On Thursday, the par 5s got some revenge.
Woods played Sherwood Country Club’s five par 5s in three over par en route to shooting an opening-round four-over 76, a rather disappointing score that has him near the bottom of this 78-man field. Quickly, any chances of a repeat victory at the Zozo Championship—and a record-breaking 83rd career tour victory—evaporated.
The par-5 play was, in one sense, historically bad. For the first time in his career, Woods made bogey or worse on three par 5s in the same round … and he accomplished that undesirable feat in his first seven holes.
Starting his round on the 10th tee, the first sign of trouble came one hole later on the par-5 11th, where Woods fanned a tee shot—he struggled with a weak, spinny right miss all day—and got a terrible break when his ball came to rest in a one-foot gap between two trees. He had no choice but to hit the next shot lefty and caught it a bit heavy, which isn’t hard to do when you’re hitting a butter-knife blade iron turned upside down. It didn’t get to the fairway, and he hacked the next one down to wedge distance but couldn’t get it up-and-down for par.
There was no reason to panic, though, as Woods still had two more par 5s left on his first nine and four more total. The next one came at 13, a reachable hole if you find the fairway. Woods did not, pushing a 3-wood well right then failing to advance his second into the fairway. A mighty lash from the rough wasn’t enough to get even greenside with his third shot, and left the dreaded 50-yard bunker shot, which he left just short of the green. Three more from there and it was a double-bogey 7, and Woods was up against it early.
And still, Woods had reason to believe a turnaround was on the way.
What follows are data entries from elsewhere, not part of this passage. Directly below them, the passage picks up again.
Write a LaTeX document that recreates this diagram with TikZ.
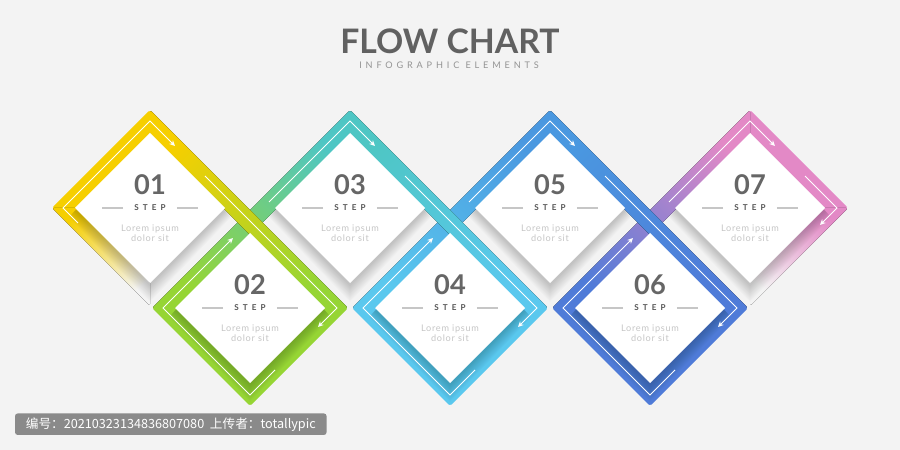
\documentclass[tikz,border=0pt]{standalone}
\usepackage{fontspec}
\setmainfont{Lato}
\newfontfamily\cjkfont{Noto Sans CJK SC}
\usepackage{tikz}
\usetikzlibrary{arrows.meta, calc}

\definecolor{bgray}{HTML}{F3F3F3}
\definecolor{c01}{HTML}{F6CF00}
\definecolor{c02}{HTML}{96D534}
\definecolor{c03}{HTML}{4EC6C4}
\definecolor{c04}{HTML}{5AC8EE}
\definecolor{c05}{HTML}{4A98E0}
\definecolor{c06}{HTML}{4F7BD8}
\definecolor{c07}{HTML}{E389C6}
\definecolor{numgray}{HTML}{666666}
\definecolor{stepgray}{HTML}{555555}
\definecolor{softgray}{HTML}{C6C6C6}
\definecolor{wmgray}{HTML}{8A8A8A}

% half diagonals: band outside, band inside, white card, arrow line
\newcommand{\outr}{0.98}
\newcommand{\innr}{0.73}
\newcommand{\wht}{0.75}
\newcommand{\lin}{0.87}

\begin{document}
\begin{tikzpicture}[x=2cm, y=2cm, >={Stealth[length=3.2pt, width=3pt]},
    flowline/.style={white, line width=0.55pt},
    numtext/.style={text=numgray, font=\bfseries\fontsize{15.5}{16}\selectfont, inner sep=0pt},
    steptext/.style={text=stepgray, font=\bfseries\fontsize{4.6}{5}\selectfont\addfontfeatures{LetterSpace=50}, inner sep=0pt},
    stepline/.style={softgray, line width=0.6pt},
    loremtext/.style={text=softgray, font=\fontsize{5.2}{6}\selectfont\addfontfeatures{LetterSpace=8}, align=center, inner sep=0pt},
    titletext/.style={text=numgray!95!black, font=\bfseries\fontsize{19.2}{21}\selectfont, inner sep=0pt},
    subtext/.style={text=gray!85, font=\fontsize{5.2}{6}\selectfont\addfontfeatures{LetterSpace=42}, inner sep=0pt},
    wmbar/.style={fill=wmgray, rounded corners=1.5pt, text=white, font=\cjkfont\fontsize{7.2}{8}\selectfont,
      minimum width=6.23cm, minimum height=0.43cm, inner sep=0pt}]

  % canvas
  \useasboundingbox (0,0) rectangle (9,4.5);
  \fill[bgray] (0,0) rectangle (9,4.5);

  % title
  \node[titletext] (title) at (4.5,4.085) {FLOW CHART};
  \node[subtext] (subtitle) at (4.49,3.85) {INFOGRAPHIC ELEMENTS};

  % first card: top-left side and fading lower-left side
  \begin{scope}[shift={(1.5,2.42)}, rounded corners=1.2pt]
    \fill[c01] (-\outr,0) -- (0,\outr) -- (0,\innr) -- (-\innr,0) -- cycle;
    \fill[top color=c01, bottom color=bgray, shading angle=45]
      (-\outr,0) -- (0,-\outr) -- (0,-\innr) -- (-\innr,0) -- cycle;
  \end{scope}

  % last card: top-right side and fading lower-right side
  \begin{scope}[shift={(7.5,2.42)}, rounded corners=1.2pt]
    \fill[c07] (0,\outr) -- (\outr,0) -- (\innr,0) -- (0,\innr) -- cycle;
    \fill[top color=c07, bottom color=bgray, shading angle=-45]
      (\outr,0) -- (0,-\outr) -- (0,-\innr) -- (\innr,0) -- cycle;
  \end{scope}

  % lower cards with the long bands running into their neighbours
  \foreach \x/\ca/\cb/\cc in {2.5/c01/c02/c03, 4.5/c03/c04/c05, 6.5/c05/c06/c07} {
    \begin{scope}[shift={(\x,1.42)}, rounded corners=1.2pt]
      \fill[top color=\cc, bottom color=\cb, shading angle=-45]
        (-\outr,0) -- (1,1+\outr) -- (1,1+\innr) -- (-\innr,0) -- cycle;
      \fill[\cb] (-\outr,0) -- (0,-\outr) -- (0,-\innr) -- (-\innr,0) -- cycle;
      \fill[\cb] (0,-\outr) -- (\outr,0) -- (\innr,0) -- (0,-\innr) -- cycle;
      \fill[top color=\ca, bottom color=\cb, shading angle=45]
        (-1,1+\outr) -- (\outr,0) -- (\innr,0) -- (-1,1+\innr) -- cycle;
    \end{scope}
  }

  % soft shadows under the white cards
  \foreach \x/\y in {1.5/2.42, 2.5/1.42, 3.5/2.42, 4.5/1.42, 5.5/2.42, 6.5/1.42, 7.5/2.42} {
    \begin{scope}[shift={(\x,\y)}]
      \foreach \k in {1,...,12}
        \fill[black, opacity=0.014] (-\wht-0.005*\k,-0.02-0.006*\k) -- (0,\wht-0.04)
          -- (\wht+0.005*\k,-0.02-0.006*\k) -- (0,-\wht-0.02-0.014*\k) -- cycle;
    \end{scope}
  }

  % white cards
  \foreach \x/\y in {1.5/2.42, 2.5/1.42, 3.5/2.42, 4.5/1.42, 5.5/2.42, 6.5/1.42, 7.5/2.42}
    \fill[white] (\x-\wht,\y) -- (\x,\y+\wht) -- (\x+\wht,\y) -- (\x,\y-\wht) -- cycle;

  % arrow lines inside the bands
  \begin{scope}[shift={(1.5,2.42)}]
    \draw[flowline, ->] (-0.72,-0.15) -- (-\lin,0) -- (0,\lin) -- (0.25,0.62);
  \end{scope}
  \foreach \x in {2.5, 4.5, 6.5} {
    \begin{scope}[shift={(\x,1.42)}]
      \draw[flowline, ->] (-0.45,1.32) -- (\lin,0) -- (0.68,-0.19);
      \draw[flowline, ->] (0.25,-0.62) -- (0,-\lin) -- (-\lin,0) -- (-0.17,0.70);
      \draw[flowline, ->] (0.19,1.06) -- (1,1+\lin) -- (1.25,1.62);
    \end{scope}
  }
  \begin{scope}[shift={(7.5,2.42)}]
    \draw[flowline, ->] (0.55,0.32) -- (\lin,0) -- (0.70,-0.17);
  \end{scope}

  % card texts
  \foreach \n/\x/\y in {01/1.5/2.42, 02/2.5/1.42, 03/3.5/2.42, 04/4.5/1.42, 05/5.5/2.42, 06/6.5/1.42, 07/7.5/2.42} {
    \node[numtext] (num\n) at (\x,\y+0.235) {\n};
    \node[steptext] (step\n) at (\x,\y) {STEP};
    \draw[stepline] ($(step\n.west)+(-0.11,0)$) -- ++(-0.21,0);
    \draw[stepline] ($(step\n.east)+(0.11,0)$) -- ++(0.21,0);
    \node[loremtext] (lorem\n) at (\x,\y-0.25) {Lorem ipsum\\dolor sit};
  }

  % watermark bar
  \node[wmbar] (wm) at (1.708,0.258) {编号：20210323134836807080\ \ 上传者：totallypic};
\end{tikzpicture}
\end{document}
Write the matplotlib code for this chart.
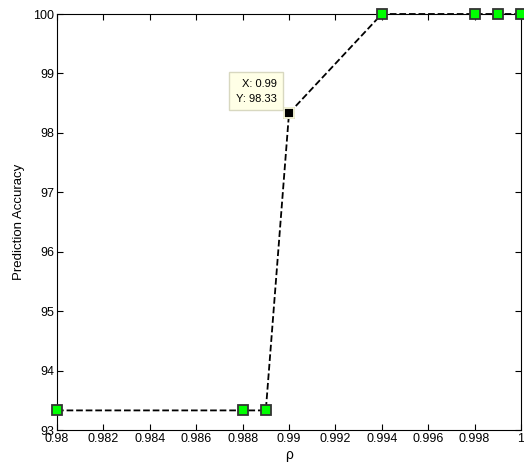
import matplotlib
matplotlib.use("Agg")
import matplotlib.pyplot as plt

# values
rho = [0.98, 0.988, 0.989, 0.99, 0.994, 0.998, 0.999, 1.0]
accuracy = [93.33, 93.33, 93.33, 98.33, 100, 100, 100, 100]
x_ticks = [0.98, 0.982, 0.984, 0.986, 0.988, 0.99, 0.992, 0.994, 0.996, 0.998, 1.0]
x_labels = ["0.98", "0.982", "0.984", "0.986", "0.988", "0.99", "0.992", "0.994", "0.996", "0.998", "1"]
y_ticks = [93, 94, 95, 96, 97, 98, 99, 100]
tip_index = 3

plt.rcParams['font.family'] = ['Liberation Sans', 'DejaVu Sans']

fig = plt.figure(figsize=(5.24, 4.75), dpi=100)
ax = fig.add_axes([0.1088, 0.0947, 0.8855, 0.8758])

ax.plot(rho, accuracy, linestyle="--", color="black", linewidth=1.3,
        marker="s", markersize=7.5, markerfacecolor="#00ff00",
        markeredgecolor="#333333", markeredgewidth=1.3, clip_on=False, zorder=3)

# data tip
tx, ty = rho[tip_index], accuracy[tip_index]
ax.plot([tx], [ty], marker="s", markersize=7.5, markerfacecolor="black",
        markeredgecolor="#ffffe0", markeredgewidth=1.3, zorder=4)
ax.annotate("X: %.2f\nY: %.2f" % (tx, ty), xy=(tx, ty), xytext=(-9, 7),
            textcoords="offset points", ha="right", va="bottom",
            fontsize=8, multialignment="right", linespacing=1.6,
            bbox=dict(boxstyle="square,pad=0.6", facecolor="#ffffe6",
                      edgecolor="#d8d8c0", linewidth=1), zorder=5)

ax.set_xlim(0.98, 1.0)
ax.set_ylim(93, 100)
ax.set_xticks(x_ticks)
ax.set_xticklabels(x_labels)
ax.set_yticks(y_ticks)
ax.tick_params(direction="in", top=True, right=True, length=4, width=0.8,
               labelsize=9, pad=2)
for s in ax.spines.values():
    s.set_linewidth(0.8)

ax.set_xlabel("ρ", fontsize=10, labelpad=2)
ax.set_ylabel("Prediction Accuracy", fontsize=9.5, labelpad=6)

fig.savefig("out.png", dpi=100)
He played beautifully in Tuesday’s practice round and Wednesday’s pro-am, and he started last year’s Zozo Championship with three straight bogeys. When he holed an 87-foot bomb at 14, then made a solid par on the treacherous par-3 15th, you sensed his fortunes may be turning.
Until the tee shot on par-5 16th. Again, a 3-wood. Again, a push-fade that found a creek down the right. He had to drop far back which forced a layup, then hit his fourth over the green and needed an up-and-down to save bogey.
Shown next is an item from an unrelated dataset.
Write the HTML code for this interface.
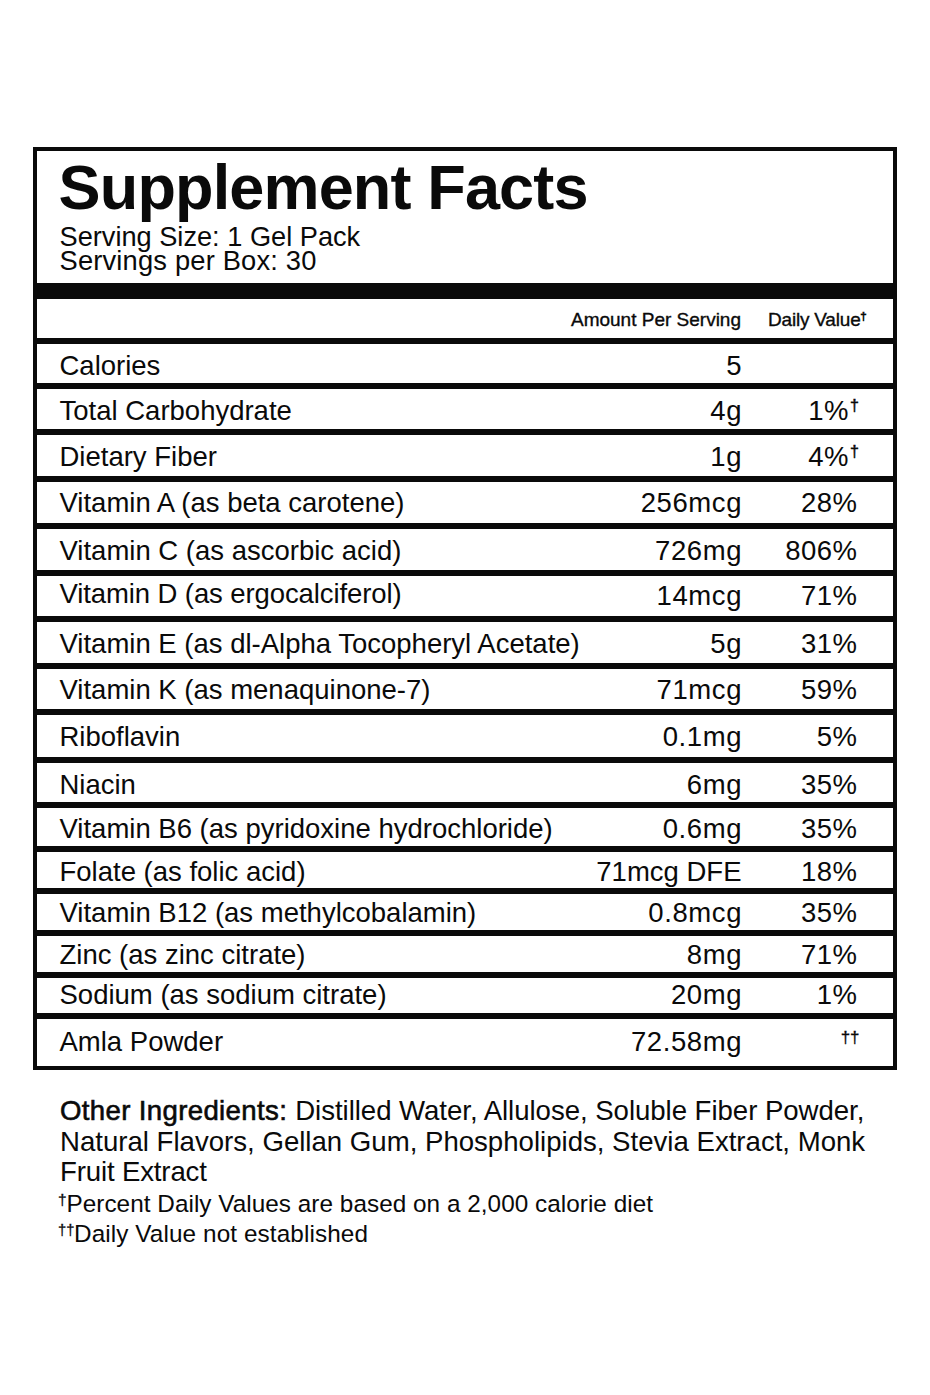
<!DOCTYPE html>
<html><head><meta charset="utf-8"><title>Supplement Facts</title>
<style>
html,body{margin:0;padding:0;background:#fff;}
body{width:930px;height:1395px;position:relative;overflow:hidden;font-family:"Liberation Sans",sans-serif;color:#0a0a0a;}
.t{position:absolute;white-space:pre;}
.r{position:absolute;background:#0a0a0a;}
.sup{font-size:0.58em;vertical-align:0.62em;line-height:0;}
.sup2{font-size:0.6em;vertical-align:0.55em;line-height:0;}
.m{-webkit-text-stroke:0.6px #0a0a0a;letter-spacing:0.35px;}
</style></head><body>
<div class="r" style="left:33px;top:147px;width:864px;height:4px"></div>
<div class="r" style="left:33px;top:1066px;width:864px;height:4px"></div>
<div class="r" style="left:33px;top:147px;width:4px;height:923px"></div>
<div class="r" style="left:893px;top:147px;width:4px;height:923px"></div>
<div class="r" style="left:33px;top:283px;width:864px;height:16px"></div>
<div class="r" style="left:33px;top:338px;width:864px;height:6px"></div>
<div class="r" style="left:33px;top:383px;width:864px;height:6px"></div>
<div class="r" style="left:33px;top:429px;width:864px;height:6px"></div>
<div class="r" style="left:33px;top:476px;width:864px;height:6px"></div>
<div class="r" style="left:33px;top:523px;width:864px;height:6px"></div>
<div class="r" style="left:33px;top:570px;width:864px;height:6px"></div>
<div class="r" style="left:33px;top:616px;width:864px;height:6px"></div>
<div class="r" style="left:33px;top:663px;width:864px;height:6px"></div>
<div class="r" style="left:33px;top:709px;width:864px;height:6px"></div>
<div class="r" style="left:33px;top:757px;width:864px;height:6px"></div>
<div class="r" style="left:33px;top:802px;width:864px;height:6px"></div>
<div class="r" style="left:33px;top:846px;width:864px;height:6px"></div>
<div class="r" style="left:33px;top:888px;width:864px;height:6px"></div>
<div class="r" style="left:33px;top:930px;width:864px;height:6px"></div>
<div class="r" style="left:33px;top:972px;width:864px;height:6px"></div>
<div class="r" style="left:33px;top:1013px;width:864px;height:6px"></div>
<div class="t" style="left:58.6px;top:156.27px;font-size:63px;line-height:63px;font-weight:700;letter-spacing:-0.85px;">Supplement Facts</div>
<div class="t" style="left:59.5px;top:223.28px;font-size:27.2px;line-height:27.2px;font-weight:400;letter-spacing:0px;">Serving Size: 1 Gel Pack</div>
<div class="t" style="left:59.5px;top:246.89px;font-size:27.3px;line-height:27.3px;font-weight:400;letter-spacing:0.18px;">Servings per Box: 30</div>
<div class="t" style="right:189px;text-align:right;top:309.72px;font-size:19px;line-height:19px;font-weight:400;-webkit-text-stroke:0.35px #0a0a0a;">Amount Per Serving</div>
<div class="t" style="right:69.5px;text-align:right;top:309.72px;font-size:19px;line-height:19px;font-weight:400;-webkit-text-stroke:0.35px #0a0a0a;letter-spacing:-0.2px;">Daily Value</div>
<div class="t" style="left:860.2295px;top:311.40px;font-size:11.5px;line-height:11.5px;font-weight:400;-webkit-text-stroke:0.6px #0a0a0a;">†</div>
<div class="t" style="left:59.5px;top:352.02px;font-size:27.5px;line-height:27.5px;font-weight:400;">Calories</div>
<div class="t" style="right:187.89999999999998px;text-align:right;top:352.02px;font-size:27.5px;line-height:27.5px;font-weight:400;letter-spacing:0.6px;">5</div>
<div class="t" style="left:59.5px;top:396.62px;font-size:27.5px;line-height:27.5px;font-weight:400;">Total Carbohydrate</div>
<div class="t" style="right:187.89999999999998px;text-align:right;top:396.62px;font-size:27.5px;line-height:27.5px;font-weight:400;letter-spacing:0.6px;">4g</div>
<div class="t" style="right:81.0px;text-align:right;top:396.62px;font-size:27.5px;line-height:27.5px;font-weight:400;letter-spacing:0.5px;">1%</div>
<div class="t" style="left:849.928px;top:397.96px;font-size:16px;line-height:16px;font-weight:400;-webkit-text-stroke:0.5px #0a0a0a;">†</div>
<div class="t" style="left:59.5px;top:442.82px;font-size:27.5px;line-height:27.5px;font-weight:400;">Dietary Fiber</div>
<div class="t" style="right:187.89999999999998px;text-align:right;top:442.82px;font-size:27.5px;line-height:27.5px;font-weight:400;letter-spacing:0.6px;">1g</div>
<div class="t" style="right:81.0px;text-align:right;top:442.82px;font-size:27.5px;line-height:27.5px;font-weight:400;letter-spacing:0.5px;">4%</div>
<div class="t" style="left:849.928px;top:444.16px;font-size:16px;line-height:16px;font-weight:400;-webkit-text-stroke:0.5px #0a0a0a;">†</div>
<div class="t" style="left:59.5px;top:489.42px;font-size:27.5px;line-height:27.5px;font-weight:400;">Vitamin A (as beta carotene)</div>
<div class="t" style="right:187.89999999999998px;text-align:right;top:489.42px;font-size:27.5px;line-height:27.5px;font-weight:400;letter-spacing:0.6px;">256mcg</div>
<div class="t" style="right:72.5px;text-align:right;top:489.42px;font-size:27.5px;line-height:27.5px;font-weight:400;letter-spacing:0.5px;">28%</div>
<div class="t" style="left:59.5px;top:536.92px;font-size:27.5px;line-height:27.5px;font-weight:400;">Vitamin C (as ascorbic acid)</div>
<div class="t" style="right:187.89999999999998px;text-align:right;top:536.92px;font-size:27.5px;line-height:27.5px;font-weight:400;letter-spacing:0.6px;">726mg</div>
<div class="t" style="right:72.5px;text-align:right;top:536.92px;font-size:27.5px;line-height:27.5px;font-weight:400;letter-spacing:0.5px;">806%</div>
<div class="t" style="left:59.5px;top:579.72px;font-size:27.5px;line-height:27.5px;font-weight:400;letter-spacing:-0.1px;">Vitamin D (as ergocalciferol)</div>
<div class="t" style="right:187.89999999999998px;text-align:right;top:582.42px;font-size:27.5px;line-height:27.5px;font-weight:400;letter-spacing:0.6px;">14mcg</div>
<div class="t" style="right:72.5px;text-align:right;top:582.42px;font-size:27.5px;line-height:27.5px;font-weight:400;letter-spacing:0.5px;">71%</div>
<div class="t" style="left:59.5px;top:629.92px;font-size:27.5px;line-height:27.5px;font-weight:400;">Vitamin E (as dl-Alpha Tocopheryl Acetate)</div>
<div class="t" style="right:187.89999999999998px;text-align:right;top:629.92px;font-size:27.5px;line-height:27.5px;font-weight:400;letter-spacing:0.6px;">5g</div>
<div class="t" style="right:72.5px;text-align:right;top:629.92px;font-size:27.5px;line-height:27.5px;font-weight:400;letter-spacing:0.5px;">31%</div>
<div class="t" style="left:59.5px;top:676.22px;font-size:27.5px;line-height:27.5px;font-weight:400;">Vitamin K (as menaquinone-7)</div>
<div class="t" style="right:187.89999999999998px;text-align:right;top:676.22px;font-size:27.5px;line-height:27.5px;font-weight:400;letter-spacing:0.6px;">71mcg</div>
<div class="t" style="right:72.5px;text-align:right;top:676.22px;font-size:27.5px;line-height:27.5px;font-weight:400;letter-spacing:0.5px;">59%</div>
<div class="t" style="left:59.5px;top:723.42px;font-size:27.5px;line-height:27.5px;font-weight:400;">Riboflavin</div>
<div class="t" style="right:187.89999999999998px;text-align:right;top:723.42px;font-size:27.5px;line-height:27.5px;font-weight:400;letter-spacing:0.6px;">0.1mg</div>
<div class="t" style="right:72.5px;text-align:right;top:723.42px;font-size:27.5px;line-height:27.5px;font-weight:400;letter-spacing:0.5px;">5%</div>
<div class="t" style="left:59.5px;top:771.42px;font-size:27.5px;line-height:27.5px;font-weight:400;">Niacin</div>
<div class="t" style="right:187.89999999999998px;text-align:right;top:771.42px;font-size:27.5px;line-height:27.5px;font-weight:400;letter-spacing:0.6px;">6mg</div>
<div class="t" style="right:72.5px;text-align:right;top:771.42px;font-size:27.5px;line-height:27.5px;font-weight:400;letter-spacing:0.5px;">35%</div>
<div class="t" style="left:59.5px;top:815.42px;font-size:27.5px;line-height:27.5px;font-weight:400;">Vitamin B6 (as pyridoxine hydrochloride)</div>
<div class="t" style="right:187.89999999999998px;text-align:right;top:815.42px;font-size:27.5px;line-height:27.5px;font-weight:400;letter-spacing:0.6px;">0.6mg</div>
<div class="t" style="right:72.5px;text-align:right;top:815.42px;font-size:27.5px;line-height:27.5px;font-weight:400;letter-spacing:0.5px;">35%</div>
<div class="t" style="left:59.5px;top:858.42px;font-size:27.5px;line-height:27.5px;font-weight:400;">Folate (as folic acid)</div>
<div class="t" style="right:188.5px;text-align:right;top:858.42px;font-size:27.5px;line-height:27.5px;font-weight:400;letter-spacing:0px;">71mcg DFE</div>
<div class="t" style="right:72.5px;text-align:right;top:858.42px;font-size:27.5px;line-height:27.5px;font-weight:400;letter-spacing:0.5px;">18%</div>
<div class="t" style="left:59.5px;top:899.22px;font-size:27.5px;line-height:27.5px;font-weight:400;">Vitamin B12 (as methylcobalamin)</div>
<div class="t" style="right:187.89999999999998px;text-align:right;top:899.22px;font-size:27.5px;line-height:27.5px;font-weight:400;letter-spacing:0.6px;">0.8mcg</div>
<div class="t" style="right:72.5px;text-align:right;top:899.22px;font-size:27.5px;line-height:27.5px;font-weight:400;letter-spacing:0.5px;">35%</div>
<div class="t" style="left:59.5px;top:941.42px;font-size:27.5px;line-height:27.5px;font-weight:400;">Zinc (as zinc citrate)</div>
<div class="t" style="right:187.89999999999998px;text-align:right;top:941.42px;font-size:27.5px;line-height:27.5px;font-weight:400;letter-spacing:0.6px;">8mg</div>
<div class="t" style="right:72.5px;text-align:right;top:941.42px;font-size:27.5px;line-height:27.5px;font-weight:400;letter-spacing:0.5px;">71%</div>
<div class="t" style="left:59.5px;top:981.12px;font-size:27.5px;line-height:27.5px;font-weight:400;">Sodium (as sodium citrate)</div>
<div class="t" style="right:187.89999999999998px;text-align:right;top:981.12px;font-size:27.5px;line-height:27.5px;font-weight:400;letter-spacing:0.6px;">20mg</div>
<div class="t" style="right:72.5px;text-align:right;top:981.12px;font-size:27.5px;line-height:27.5px;font-weight:400;letter-spacing:0.5px;">1%</div>
<div class="t" style="left:59.5px;top:1028.42px;font-size:27.5px;line-height:27.5px;font-weight:400;">Amla Powder</div>
<div class="t" style="right:187.89999999999998px;text-align:right;top:1028.42px;font-size:27.5px;line-height:27.5px;font-weight:400;letter-spacing:0.6px;">72.58mg</div>
<div class="t" style="left:840.661px;top:1028.53px;font-size:17px;line-height:17px;font-weight:400;-webkit-text-stroke:0.3px #0a0a0a;">††</div>
<div class="t" style="left:60px;top:1096.94px;font-size:27.6px;line-height:27.6px;font-weight:400;letter-spacing:-0.04px;"><span class="m">Other Ingredients: </span>Distilled Water, Allulose, Soluble Fiber Powder,</div>
<div class="t" style="left:60px;top:1127.64px;font-size:27.6px;line-height:27.6px;font-weight:400;">Natural Flavors, Gellan Gum, Phospholipids, Stevia Extract, Monk</div>
<div class="t" style="left:60px;top:1158.14px;font-size:27.6px;line-height:27.6px;font-weight:400;letter-spacing:-0.15px;">Fruit Extract</div>
<div class="t" style="left:57.9615px;top:1191.92px;font-size:15.5px;line-height:15.5px;font-weight:400;-webkit-text-stroke:0.3px #0a0a0a;">†</div>
<div class="t" style="left:66.5px;top:1191.73px;font-size:24.3px;line-height:24.3px;font-weight:400;letter-spacing:0.04px;">Percent Daily Values are based on a 2,000 calorie diet</div>
<div class="t" style="left:58.0084px;top:1223.40px;font-size:14.8px;line-height:14.8px;font-weight:400;-webkit-text-stroke:0.3px #0a0a0a;">††</div>
<div class="t" style="left:74px;top:1221.63px;font-size:24.3px;line-height:24.3px;font-weight:400;letter-spacing:0.1px;">Daily Value not established</div>
</body></html>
Woods’ back side was a nondescript slog, characterized by more right misses and a distinct lack of birdies. Woods made just two on the day. It added up to Tiger’s worse round in competition at Sherwood, where he won his foundation’s event five times. His previous high was 74, which he shot in the third round in 2001.
The good news is Woods will have three more rounds to iron it out, as this invitational event does not have a cut. Defending his title is all but out of the question this week, but he’ll have time to sort his ball-striking out, which will be critical if he’s to mount a more formidable title defense in three week’s time at the Masters.